| An area that Mandatory Binding Arbitration must be eliminated is elder care. It recently took our family a considerable amount of effort to find a good care either in home or a facility that did not REQUIRE binding arbitration clause plus an NDA for family member who now needs 7/24 care. This industry hires inexpensive and untrained labor that regularly makes mistakes that injure customers. The "customers" in many cases have dementia or cognition issues. Mandatory Binding Arbitration is almost always bad for customers. The game board is tilted against them. Arbitrators must be agreed to by both parties, but companies are the primary repeat customers of arbitrators and will NOT select arbitrators that don't usually and regularly find for them. Binding Arbitration as currently used should be eliminated as an option in all contracts. It should always exist as an option of the parties, but not be binding at the initiation of any service.

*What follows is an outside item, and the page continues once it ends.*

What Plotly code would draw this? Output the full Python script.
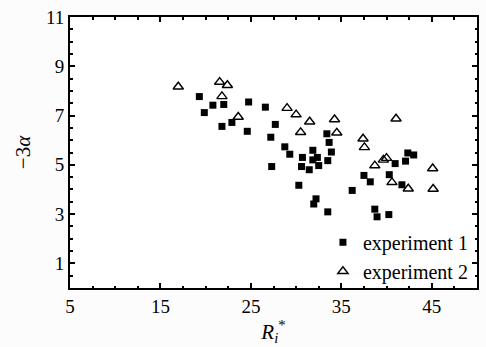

Binding Arbitration is a tool of companies to allow them to NOT be accountable to their customers AND prevent that lack of accountability to made public. A mandatory binding arbitration clause in any contract presented to you should always be a warning flag that the other side does not intend to be accountable. Never enter into such contracts if you can avoid them. |
Is there any empirical evidence of this? I've done arbitration twice and the arbitrators seemed pretty impartial.
Most people just go with AAA arbitrators, which are well respected.
I've seen my colleges ask for information about potential arbitrators (I'm an lawyer but I don't specialize in arbitration), and never has anyone even suggested that an arbitrator was a company man or anything like that.
We need a low cost alternative to court. Courts apply strict procedural and eventuality rules and engage in broad discovery that really increases the cost of a case. A case costs tens of thousands of dollars in legal fees.
My biggest problem is that arbitration isn't really all that much cheaper than court in many cases now.
I think it would be interesting to have an online arbitration process for disputes under 10 thousand dollars. Both sides upload a memo arguing their side and attach accompanying documentation and evidence including sworn statements by witnesses. The arbitrator decides if a hearing is needed and if it is they do a video chat hearing.